*THE REQUEST*
Output each line exactly as it appears, skipping any embedded picture.

*DATASET SECTION*

##############################

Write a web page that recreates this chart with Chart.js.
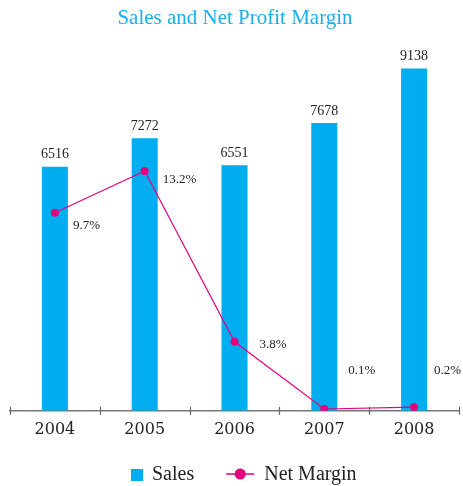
<!DOCTYPE html>
<html>
<head>
<meta charset="utf-8">
<script src="https://cdn.jsdelivr.net/npm/chart.js@4"></script>
<style>
  html, body { margin: 0; padding: 0; background: #fff; }
  #wrap { width: 463px; height: 486px; }
</style>
</head>
<body>
<div id="wrap"><canvas id="combo-chart"></canvas></div>
<script>
// Sales (bars) and net profit margin (line), 2004-2008
const years = ["2004", "2005", "2006", "2007", "2008"];
const sales = [6516, 7272, 6551, 7678, 9138];
// where the points sit on the chart (the 2004 point is drawn higher than its label says)
const netMargin = [10.9, 13.2, 3.8, 0.1, 0.2];
const marginLabels = ["9.7%", "13.2%", "3.8%", "0.1%", "0.2%"];

const BLUE = "#00adef";
const PINK = "#e5007d";
const TEXT = "#222";

// value labels over the bars and next to the points
const valueLabels = {
    id: "valueLabels",
    afterDatasetsDraw(chart) {
        const ctx = chart.ctx;
        ctx.save();
        ctx.fillStyle = TEXT;
        ctx.textBaseline = "middle";

        ctx.font = "14px 'Liberation Serif'";
        ctx.textAlign = "center";
        chart.getDatasetMeta(0).data.forEach((bar, i) => {
            ctx.fillText(sales[i], bar.x, bar.y - 12);
        });

        // labels sit right of the points; the last two float above the axis
        const dx = [18, 18, 25, 24, 20];
        const dy = [13, 9, 3, -38, -37];
        ctx.font = "13px 'Liberation Serif'";
        ctx.textAlign = "left";
        chart.getDatasetMeta(1).data.forEach((pt, i) => {
            ctx.fillText(marginLabels[i], pt.x + dx[i], pt.y + dy[i]);
        });
        ctx.restore();
    }
};

// small tick marks crossing the x axis at category edges
const axisTicks = {
    id: "axisTicks",
    afterDraw(chart) {
        const ctx = chart.ctx;
        const area = chart.chartArea;
        const step = (area.right - area.left) / years.length;
        ctx.save();
        ctx.strokeStyle = "#666";
        ctx.lineWidth = 1.2;
        for (let i = 0; i <= years.length; i++) {
            const x = Math.round(area.left + i * step) + 0.5;
            ctx.beginPath();
            ctx.moveTo(x, area.bottom - 4);
            ctx.lineTo(x, area.bottom + 4);
            ctx.stroke();
        }
        ctx.restore();
    }
};

// legend drawn by hand: square for the bars, line with dot for the margin
const bottomLegend = {
    id: "bottomLegend",
    afterDraw(chart) {
        const ctx = chart.ctx;
        const sets = chart.data.datasets;
        const y = 475;
        let x = 131;
        ctx.save();
        ctx.font = "20px 'Liberation Serif'";
        ctx.textBaseline = "middle";
        ctx.textAlign = "left";

        ctx.fillStyle = BLUE;
        ctx.fillRect(x, y - 6, 12, 12);
        x += 21;
        ctx.fillStyle = TEXT;
        ctx.fillText(sets[0].label, x, y);
        x += ctx.measureText(sets[0].label).width + 32;

        ctx.strokeStyle = PINK;
        ctx.lineWidth = 1.5;
        ctx.beginPath();
        ctx.moveTo(x, y - 1);
        ctx.lineTo(x + 28, y - 1);
        ctx.stroke();
        ctx.fillStyle = PINK;
        ctx.beginPath();
        ctx.arc(x + 14, y - 1, 5.5, 0, Math.PI * 2);
        ctx.fill();
        x += 38;
        ctx.fillStyle = TEXT;
        ctx.fillText(sets[1].label, x, y);
        ctx.restore();
    }
};

new Chart(document.getElementById("combo-chart"), {
    data: {
        labels: years,
        datasets: [
            {
                type: "bar",
                label: "Sales",
                data: sales,
                backgroundColor: BLUE,
                barPercentage: 0.29,
                categoryPercentage: 1,
                yAxisID: "y",
                order: 1
            },
            {
                type: "line",
                label: "Net Margin",
                data: netMargin,
                borderColor: PINK,
                borderWidth: 1.2,
                pointRadius: 4,
                pointBackgroundColor: PINK,
                pointBorderWidth: 0,
                tension: 0,
                yAxisID: "y1",
                order: 0
            }
        ]
    },
    options: {
        responsive: true,
        maintainAspectRatio: false,
        animation: false,
        layout: { padding: { left: 10, right: 3, top: 0, bottom: 38 } },
        plugins: {
            legend: { display: false },
            tooltip: { enabled: false },
            title: {
                display: true,
                text: "Sales and Net Profit Margin",
                color: "#1caee9",
                font: { family: "'Liberation Serif'", size: 21, weight: "normal" },
                padding: { top: 6, bottom: 19 }
            }
        },
        scales: {
            x: {
                offset: true,
                grid: { display: false, drawTicks: false },
                border: { display: true, color: "#777", width: 1.5 },
                ticks: {
                    color: TEXT,
                    padding: 9,
                    font: { family: "'DejaVu Serif'", size: 16 }
                }
            },
            y: { display: false, min: 0, max: 9624 },
            y1: { display: false, min: 0, max: 19.85 }
        }
    },
    plugins: [valueLabels, axisTicks, bottomLegend]
});
</script>
</body>
</html>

##############################

*FINISHED ANSWER*
Write a web page that recreates this chart with Chart.js.
<!DOCTYPE html>
<html>
<head>
<meta charset="utf-8">
<script src="https://cdn.jsdelivr.net/npm/chart.js@4"></script>
<style>
  html, body { margin: 0; padding: 0; background: #fff; }
  #wrap { width: 463px; height: 486px; }
</style>
</head>
<body>
<div id="wrap"><canvas id="combo-chart"></canvas></div>
<script>
// Sales (bars) and net profit margin (line), 2004-2008
const years = ["2004", "2005", "2006", "2007", "2008"];
const sales = [6516, 7272, 6551, 7678, 9138];
// where the points sit on the chart (the 2004 point is drawn higher than its label says)
const netMargin = [10.9, 13.2, 3.8, 0.1, 0.2];
const marginLabels = ["9.7%", "13.2%", "3.8%", "0.1%", "0.2%"];

const BLUE = "#00adef";
const PINK = "#e5007d";
const TEXT = "#222";

// value labels over the bars and next to the points
const valueLabels = {
    id: "valueLabels",
    afterDatasetsDraw(chart) {
        const ctx = chart.ctx;
        ctx.save();
        ctx.fillStyle = TEXT;
        ctx.textBaseline = "middle";

        ctx.font = "14px 'Liberation Serif'";
        ctx.textAlign = "center";
        chart.getDatasetMeta(0).data.forEach((bar, i) => {
            ctx.fillText(sales[i], bar.x, bar.y - 12);
        });

        // labels sit right of the points; the last two float above the axis
        const dx = [18, 18, 25, 24, 20];
        const dy = [13, 9, 3, -38, -37];
        ctx.font = "13px 'Liberation Serif'";
        ctx.textAlign = "left";
        chart.getDatasetMeta(1).data.forEach((pt, i) => {
            ctx.fillText(marginLabels[i], pt.x + dx[i], pt.y + dy[i]);
        });
        ctx.restore();
    }
};

// small tick marks crossing the x axis at category edges
const axisTicks = {
    id: "axisTicks",
    afterDraw(chart) {
        const ctx = chart.ctx;
        const area = chart.chartArea;
        const step = (area.right - area.left) / years.length;
        ctx.save();
        ctx.strokeStyle = "#666";
        ctx.lineWidth = 1.2;
        for (let i = 0; i <= years.length; i++) {
            const x = Math.round(area.left + i * step) + 0.5;
            ctx.beginPath();
            ctx.moveTo(x, area.bottom - 4);
            ctx.lineTo(x, area.bottom + 4);
            ctx.stroke();
        }
        ctx.restore();
    }
};

// legend drawn by hand: square for the bars, line with dot for the margin
const bottomLegend = {
    id: "bottomLegend",
    afterDraw(chart) {
        const ctx = chart.ctx;
        const sets = chart.data.datasets;
        const y = 475;
        let x = 131;
        ctx.save();
        ctx.font = "20px 'Liberation Serif'";
        ctx.textBaseline = "middle";
        ctx.textAlign = "left";

        ctx.fillStyle = BLUE;
        ctx.fillRect(x, y - 6, 12, 12);
        x += 21;
        ctx.fillStyle = TEXT;
        ctx.fillText(sets[0].label, x, y);
        x += ctx.measureText(sets[0].label).width + 32;

        ctx.strokeStyle = PINK;
        ctx.lineWidth = 1.5;
        ctx.beginPath();
        ctx.moveTo(x, y - 1);
        ctx.lineTo(x + 28, y - 1);
        ctx.stroke();
        ctx.fillStyle = PINK;
        ctx.beginPath();
        ctx.arc(x + 14, y - 1, 5.5, 0, Math.PI * 2);
        ctx.fill();
        x += 38;
        ctx.fillStyle = TEXT;
        ctx.fillText(sets[1].label, x, y);
        ctx.restore();
    }
};

new Chart(document.getElementById("combo-chart"), {
    data: {
        labels: years,
        datasets: [
            {
                type: "bar",
                label: "Sales",
                data: sales,
                backgroundColor: BLUE,
                barPercentage: 0.29,
                categoryPercentage: 1,
                yAxisID: "y",
                order: 1
            },
            {
                type: "line",
                label: "Net Margin",
                data: netMargin,
                borderColor: PINK,
                borderWidth: 1.2,
                pointRadius: 4,
                pointBackgroundColor: PINK,
                pointBorderWidth: 0,
                tension: 0,
                yAxisID: "y1",
                order: 0
            }
        ]
    },
    options: {
        responsive: true,
        maintainAspectRatio: false,
        animation: false,
        layout: { padding: { left: 10, right: 3, top: 0, bottom: 38 } },
        plugins: {
            legend: { display: false },
            tooltip: { enabled: false },
            title: {
                display: true,
                text: "Sales and Net Profit Margin",
                color: "#1caee9",
                font: { family: "'Liberation Serif'", size: 21, weight: "normal" },
                padding: { top: 6, bottom: 19 }
            }
        },
        scales: {
            x: {
                offset: true,
                grid: { display: false, drawTicks: false },
                border: { display: true, color: "#777", width: 1.5 },
                ticks: {
                    color: TEXT,
                    padding: 9,
                    font: { family: "'DejaVu Serif'", size: 16 }
                }
            },
            y: { display: false, min: 0, max: 9624 },
            y1: { display: false, min: 0, max: 19.85 }
        }
    },
    plugins: [valueLabels, axisTicks, bottomLegend]
});
</script>
</body>
</html>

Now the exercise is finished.